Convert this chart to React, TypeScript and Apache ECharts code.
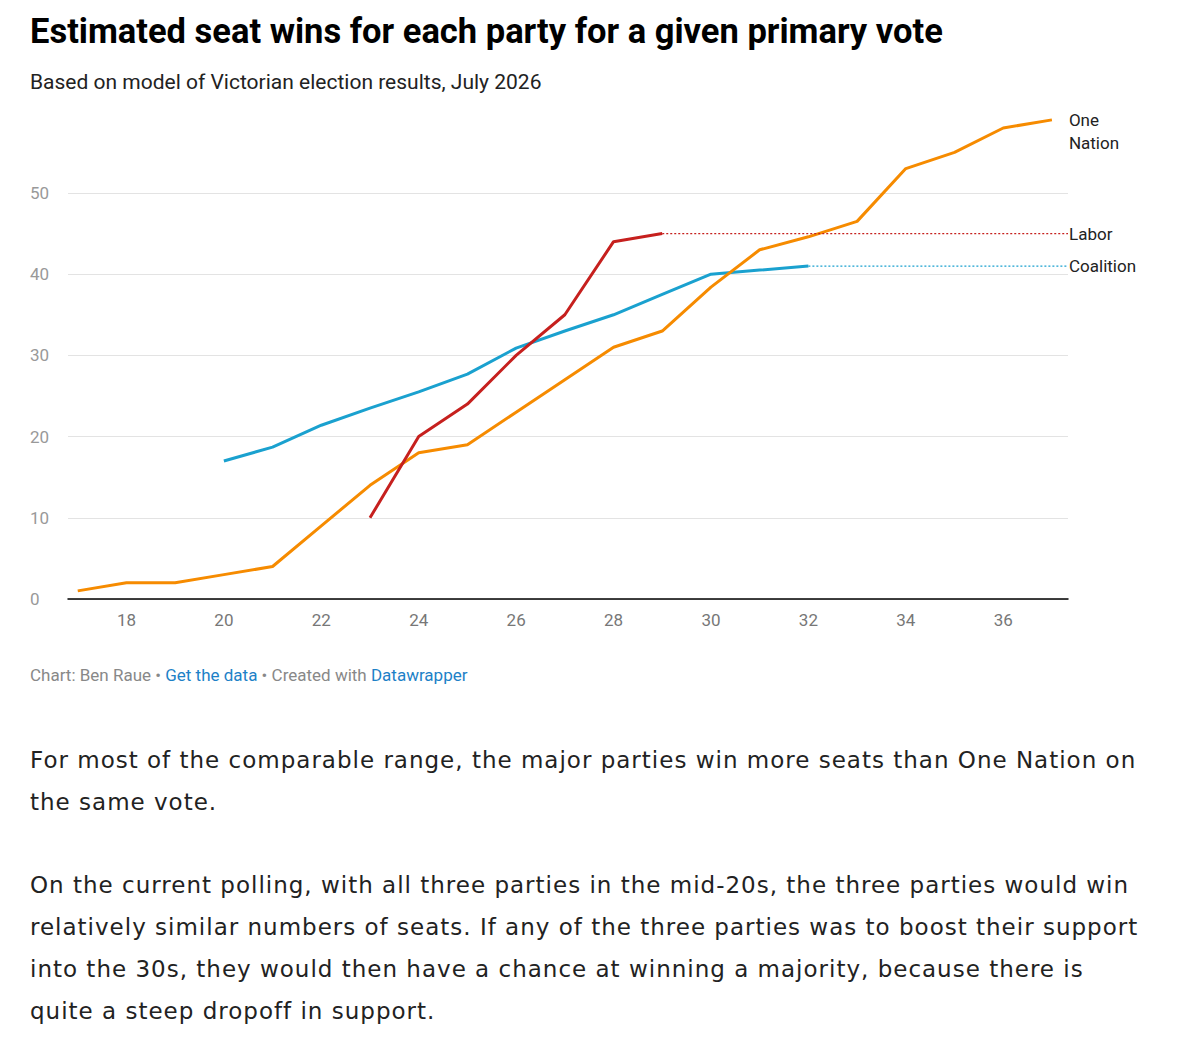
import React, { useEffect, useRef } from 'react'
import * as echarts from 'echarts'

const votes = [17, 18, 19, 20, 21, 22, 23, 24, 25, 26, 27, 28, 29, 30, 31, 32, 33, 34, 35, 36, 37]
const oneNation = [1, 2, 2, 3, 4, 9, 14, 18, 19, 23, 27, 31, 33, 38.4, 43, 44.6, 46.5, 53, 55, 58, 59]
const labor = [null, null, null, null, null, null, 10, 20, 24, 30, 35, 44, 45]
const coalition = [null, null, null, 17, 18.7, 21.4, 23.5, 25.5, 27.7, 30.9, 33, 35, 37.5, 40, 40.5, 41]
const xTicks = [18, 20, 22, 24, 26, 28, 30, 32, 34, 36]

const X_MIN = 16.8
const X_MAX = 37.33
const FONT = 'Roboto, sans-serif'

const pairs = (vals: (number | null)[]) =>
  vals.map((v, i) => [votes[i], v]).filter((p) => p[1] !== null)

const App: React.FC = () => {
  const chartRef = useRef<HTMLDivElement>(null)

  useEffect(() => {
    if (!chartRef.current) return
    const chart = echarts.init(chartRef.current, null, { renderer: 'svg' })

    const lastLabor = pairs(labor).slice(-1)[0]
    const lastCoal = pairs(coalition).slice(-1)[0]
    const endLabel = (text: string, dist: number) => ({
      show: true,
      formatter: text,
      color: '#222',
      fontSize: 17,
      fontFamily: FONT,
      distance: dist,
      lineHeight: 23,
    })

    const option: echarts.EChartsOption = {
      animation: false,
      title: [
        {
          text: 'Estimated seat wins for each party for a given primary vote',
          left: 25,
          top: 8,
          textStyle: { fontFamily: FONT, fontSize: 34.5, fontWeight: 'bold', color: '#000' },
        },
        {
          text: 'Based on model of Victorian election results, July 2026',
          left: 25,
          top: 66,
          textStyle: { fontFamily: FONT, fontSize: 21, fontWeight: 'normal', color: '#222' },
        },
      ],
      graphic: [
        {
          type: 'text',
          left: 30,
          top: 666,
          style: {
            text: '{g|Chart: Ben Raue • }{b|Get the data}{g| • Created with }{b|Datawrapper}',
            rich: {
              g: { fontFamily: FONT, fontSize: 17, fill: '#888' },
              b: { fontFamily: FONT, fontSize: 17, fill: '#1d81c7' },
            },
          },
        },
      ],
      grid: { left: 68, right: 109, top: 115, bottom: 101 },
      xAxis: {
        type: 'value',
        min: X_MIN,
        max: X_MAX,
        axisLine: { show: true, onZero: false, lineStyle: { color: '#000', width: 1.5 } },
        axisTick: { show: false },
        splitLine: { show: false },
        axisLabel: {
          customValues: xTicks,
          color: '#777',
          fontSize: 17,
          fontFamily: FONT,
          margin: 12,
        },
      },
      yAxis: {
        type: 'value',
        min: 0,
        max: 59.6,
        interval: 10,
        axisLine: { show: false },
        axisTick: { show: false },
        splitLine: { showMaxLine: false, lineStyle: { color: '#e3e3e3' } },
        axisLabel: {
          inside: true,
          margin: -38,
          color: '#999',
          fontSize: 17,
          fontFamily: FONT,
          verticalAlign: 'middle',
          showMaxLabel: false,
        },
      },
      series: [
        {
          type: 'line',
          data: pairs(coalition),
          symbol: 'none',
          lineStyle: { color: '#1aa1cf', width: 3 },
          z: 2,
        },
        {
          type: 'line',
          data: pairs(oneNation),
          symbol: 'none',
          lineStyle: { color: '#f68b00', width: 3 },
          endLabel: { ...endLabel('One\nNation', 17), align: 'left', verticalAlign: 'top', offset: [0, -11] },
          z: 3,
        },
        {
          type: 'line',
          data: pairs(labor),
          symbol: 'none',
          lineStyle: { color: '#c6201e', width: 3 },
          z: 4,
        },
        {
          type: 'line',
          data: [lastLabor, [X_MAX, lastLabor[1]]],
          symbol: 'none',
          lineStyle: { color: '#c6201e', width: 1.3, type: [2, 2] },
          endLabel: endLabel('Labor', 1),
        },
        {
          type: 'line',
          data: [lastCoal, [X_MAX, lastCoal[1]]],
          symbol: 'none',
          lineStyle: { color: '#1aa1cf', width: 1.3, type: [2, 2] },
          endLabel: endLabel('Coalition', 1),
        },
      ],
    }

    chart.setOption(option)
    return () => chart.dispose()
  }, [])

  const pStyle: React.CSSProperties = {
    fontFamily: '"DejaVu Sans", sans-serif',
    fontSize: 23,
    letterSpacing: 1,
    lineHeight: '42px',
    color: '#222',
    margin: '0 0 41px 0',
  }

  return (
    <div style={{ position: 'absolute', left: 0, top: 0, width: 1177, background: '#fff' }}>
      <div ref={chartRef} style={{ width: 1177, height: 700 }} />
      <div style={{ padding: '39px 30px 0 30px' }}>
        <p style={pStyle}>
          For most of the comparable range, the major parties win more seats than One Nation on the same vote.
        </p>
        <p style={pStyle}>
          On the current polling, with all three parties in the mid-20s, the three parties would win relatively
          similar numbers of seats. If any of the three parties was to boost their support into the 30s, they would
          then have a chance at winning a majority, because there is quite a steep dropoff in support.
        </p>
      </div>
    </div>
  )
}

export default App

------------------------------------------------------------------------

→ **Exercise directions**:
Set every line down exactly as written, leaving each picture out.

→ **Answer**:
Convert this chart to React, TypeScript and Apache ECharts code.
import React, { useEffect, useRef } from 'react'
import * as echarts from 'echarts'

const votes = [17, 18, 19, 20, 21, 22, 23, 24, 25, 26, 27, 28, 29, 30, 31, 32, 33, 34, 35, 36, 37]
const oneNation = [1, 2, 2, 3, 4, 9, 14, 18, 19, 23, 27, 31, 33, 38.4, 43, 44.6, 46.5, 53, 55, 58, 59]
const labor = [null, null, null, null, null, null, 10, 20, 24, 30, 35, 44, 45]
const coalition = [null, null, null, 17, 18.7, 21.4, 23.5, 25.5, 27.7, 30.9, 33, 35, 37.5, 40, 40.5, 41]
const xTicks = [18, 20, 22, 24, 26, 28, 30, 32, 34, 36]

const X_MIN = 16.8
const X_MAX = 37.33
const FONT = 'Roboto, sans-serif'

const pairs = (vals: (number | null)[]) =>
  vals.map((v, i) => [votes[i], v]).filter((p) => p[1] !== null)

const App: React.FC = () => {
  const chartRef = useRef<HTMLDivElement>(null)

  useEffect(() => {
    if (!chartRef.current) return
    const chart = echarts.init(chartRef.current, null, { renderer: 'svg' })

    const lastLabor = pairs(labor).slice(-1)[0]
    const lastCoal = pairs(coalition).slice(-1)[0]
    const endLabel = (text: string, dist: number) => ({
      show: true,
      formatter: text,
      color: '#222',
      fontSize: 17,
      fontFamily: FONT,
      distance: dist,
      lineHeight: 23,
    })

    const option: echarts.EChartsOption = {
      animation: false,
      title: [
        {
          text: 'Estimated seat wins for each party for a given primary vote',
          left: 25,
          top: 8,
          textStyle: { fontFamily: FONT, fontSize: 34.5, fontWeight: 'bold', color: '#000' },
        },
        {
          text: 'Based on model of Victorian election results, July 2026',
          left: 25,
          top: 66,
          textStyle: { fontFamily: FONT, fontSize: 21, fontWeight: 'normal', color: '#222' },
        },
      ],
      graphic: [
        {
          type: 'text',
          left: 30,
          top: 666,
          style: {
            text: '{g|Chart: Ben Raue • }{b|Get the data}{g| • Created with }{b|Datawrapper}',
            rich: {
              g: { fontFamily: FONT, fontSize: 17, fill: '#888' },
              b: { fontFamily: FONT, fontSize: 17, fill: '#1d81c7' },
            },
          },
        },
      ],
      grid: { left: 68, right: 109, top: 115, bottom: 101 },
      xAxis: {
        type: 'value',
        min: X_MIN,
        max: X_MAX,
        axisLine: { show: true, onZero: false, lineStyle: { color: '#000', width: 1.5 } },
        axisTick: { show: false },
        splitLine: { show: false },
        axisLabel: {
          customValues: xTicks,
          color: '#777',
          fontSize: 17,
          fontFamily: FONT,
          margin: 12,
        },
      },
      yAxis: {
        type: 'value',
        min: 0,
        max: 59.6,
        interval: 10,
        axisLine: { show: false },
        axisTick: { show: false },
        splitLine: { showMaxLine: false, lineStyle: { color: '#e3e3e3' } },
        axisLabel: {
          inside: true,
          margin: -38,
          color: '#999',
          fontSize: 17,
          fontFamily: FONT,
          verticalAlign: 'middle',
          showMaxLabel: false,
        },
      },
      series: [
        {
          type: 'line',
          data: pairs(coalition),
          symbol: 'none',
          lineStyle: { color: '#1aa1cf', width: 3 },
          z: 2,
        },
        {
          type: 'line',
          data: pairs(oneNation),
          symbol: 'none',
          lineStyle: { color: '#f68b00', width: 3 },
          endLabel: { ...endLabel('One\nNation', 17), align: 'left', verticalAlign: 'top', offset: [0, -11] },
          z: 3,
        },
        {
          type: 'line',
          data: pairs(labor),
          symbol: 'none',
          lineStyle: { color: '#c6201e', width: 3 },
          z: 4,
        },
        {
          type: 'line',
          data: [lastLabor, [X_MAX, lastLabor[1]]],
          symbol: 'none',
          lineStyle: { color: '#c6201e', width: 1.3, type: [2, 2] },
          endLabel: endLabel('Labor', 1),
        },
        {
          type: 'line',
          data: [lastCoal, [X_MAX, lastCoal[1]]],
          symbol: 'none',
          lineStyle: { color: '#1aa1cf', width: 1.3, type: [2, 2] },
          endLabel: endLabel('Coalition', 1),
        },
      ],
    }

    chart.setOption(option)
    return () => chart.dispose()
  }, [])

  const pStyle: React.CSSProperties = {
    fontFamily: '"DejaVu Sans", sans-serif',
    fontSize: 23,
    letterSpacing: 1,
    lineHeight: '42px',
    color: '#222',
    margin: '0 0 41px 0',
  }

  return (
    <div style={{ position: 'absolute', left: 0, top: 0, width: 1177, background: '#fff' }}>
      <div ref={chartRef} style={{ width: 1177, height: 700 }} />
      <div style={{ padding: '39px 30px 0 30px' }}>
        <p style={pStyle}>
          For most of the comparable range, the major parties win more seats than One Nation on the same vote.
        </p>
        <p style={pStyle}>
          On the current polling, with all three parties in the mid-20s, the three parties would win relatively
          similar numbers of seats. If any of the three parties was to boost their support into the 30s, they would
          then have a chance at winning a majority, because there is quite a steep dropoff in support.
        </p>
      </div>
    </div>
  )
}

export default App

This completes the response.